#### Challenge
Starting with the first line below, extract each line through the one that contains "labelspacing=0.75)", inclusive, excluding pictures.

#### Data excerpt
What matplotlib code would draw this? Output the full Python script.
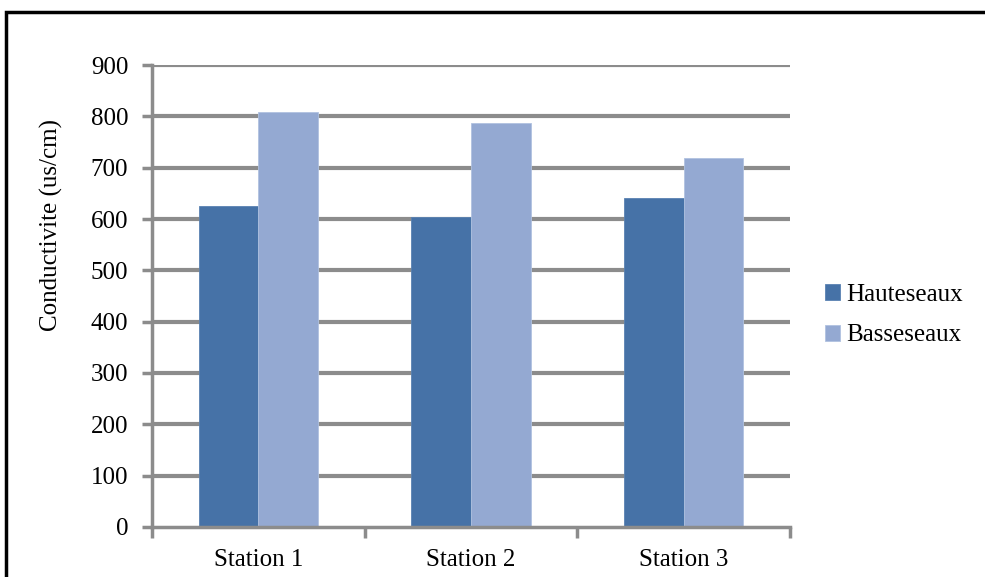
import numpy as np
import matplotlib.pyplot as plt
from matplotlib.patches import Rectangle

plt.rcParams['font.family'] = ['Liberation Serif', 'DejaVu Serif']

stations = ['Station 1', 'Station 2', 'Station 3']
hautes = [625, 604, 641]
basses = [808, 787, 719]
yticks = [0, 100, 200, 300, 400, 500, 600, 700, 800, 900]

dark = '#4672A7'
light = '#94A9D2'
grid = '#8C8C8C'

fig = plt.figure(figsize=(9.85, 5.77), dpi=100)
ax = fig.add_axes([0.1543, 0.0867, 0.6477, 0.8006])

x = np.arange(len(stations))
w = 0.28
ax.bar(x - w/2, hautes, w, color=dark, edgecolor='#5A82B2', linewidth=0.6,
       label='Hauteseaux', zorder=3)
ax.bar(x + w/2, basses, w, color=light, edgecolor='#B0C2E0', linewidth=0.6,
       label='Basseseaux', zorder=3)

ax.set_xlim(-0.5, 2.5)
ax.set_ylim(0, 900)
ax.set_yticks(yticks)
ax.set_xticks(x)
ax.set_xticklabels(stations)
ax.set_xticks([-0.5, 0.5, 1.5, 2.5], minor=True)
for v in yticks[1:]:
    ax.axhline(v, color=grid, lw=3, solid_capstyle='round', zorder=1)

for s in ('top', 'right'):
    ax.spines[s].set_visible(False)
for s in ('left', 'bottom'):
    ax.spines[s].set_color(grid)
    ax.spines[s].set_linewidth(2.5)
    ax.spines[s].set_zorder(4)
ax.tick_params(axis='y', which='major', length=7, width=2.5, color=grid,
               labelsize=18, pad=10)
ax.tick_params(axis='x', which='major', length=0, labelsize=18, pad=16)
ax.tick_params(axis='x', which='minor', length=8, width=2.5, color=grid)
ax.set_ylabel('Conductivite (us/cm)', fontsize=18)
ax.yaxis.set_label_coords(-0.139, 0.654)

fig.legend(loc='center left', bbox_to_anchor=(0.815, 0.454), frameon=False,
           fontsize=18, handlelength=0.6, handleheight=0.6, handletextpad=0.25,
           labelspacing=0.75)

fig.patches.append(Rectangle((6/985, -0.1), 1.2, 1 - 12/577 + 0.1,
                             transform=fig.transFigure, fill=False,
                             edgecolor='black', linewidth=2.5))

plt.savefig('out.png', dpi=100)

#### Result for this exercise
What matplotlib code would draw this? Output the full Python script.
import numpy as np
import matplotlib.pyplot as plt
from matplotlib.patches import Rectangle

plt.rcParams['font.family'] = ['Liberation Serif', 'DejaVu Serif']

stations = ['Station 1', 'Station 2', 'Station 3']
hautes = [625, 604, 641]
basses = [808, 787, 719]
yticks = [0, 100, 200, 300, 400, 500, 600, 700, 800, 900]

dark = '#4672A7'
light = '#94A9D2'
grid = '#8C8C8C'

fig = plt.figure(figsize=(9.85, 5.77), dpi=100)
ax = fig.add_axes([0.1543, 0.0867, 0.6477, 0.8006])

x = np.arange(len(stations))
w = 0.28
ax.bar(x - w/2, hautes, w, color=dark, edgecolor='#5A82B2', linewidth=0.6,
       label='Hauteseaux', zorder=3)
ax.bar(x + w/2, basses, w, color=light, edgecolor='#B0C2E0', linewidth=0.6,
       label='Basseseaux', zorder=3)

ax.set_xlim(-0.5, 2.5)
ax.set_ylim(0, 900)
ax.set_yticks(yticks)
ax.set_xticks(x)
ax.set_xticklabels(stations)
ax.set_xticks([-0.5, 0.5, 1.5, 2.5], minor=True)
for v in yticks[1:]:
    ax.axhline(v, color=grid, lw=3, solid_capstyle='round', zorder=1)

for s in ('top', 'right'):
    ax.spines[s].set_visible(False)
for s in ('left', 'bottom'):
    ax.spines[s].set_color(grid)
    ax.spines[s].set_linewidth(2.5)
    ax.spines[s].set_zorder(4)
ax.tick_params(axis='y', which='major', length=7, width=2.5, color=grid,
               labelsize=18, pad=10)
ax.tick_params(axis='x', which='major', length=0, labelsize=18, pad=16)
ax.tick_params(axis='x', which='minor', length=8, width=2.5, color=grid)
ax.set_ylabel('Conductivite (us/cm)', fontsize=18)
ax.yaxis.set_label_coords(-0.139, 0.654)

fig.legend(loc='center left', bbox_to_anchor=(0.815, 0.454), frameon=False,
           fontsize=18, handlelength=0.6, handleheight=0.6, handletextpad=0.25,
           labelspacing=0.75)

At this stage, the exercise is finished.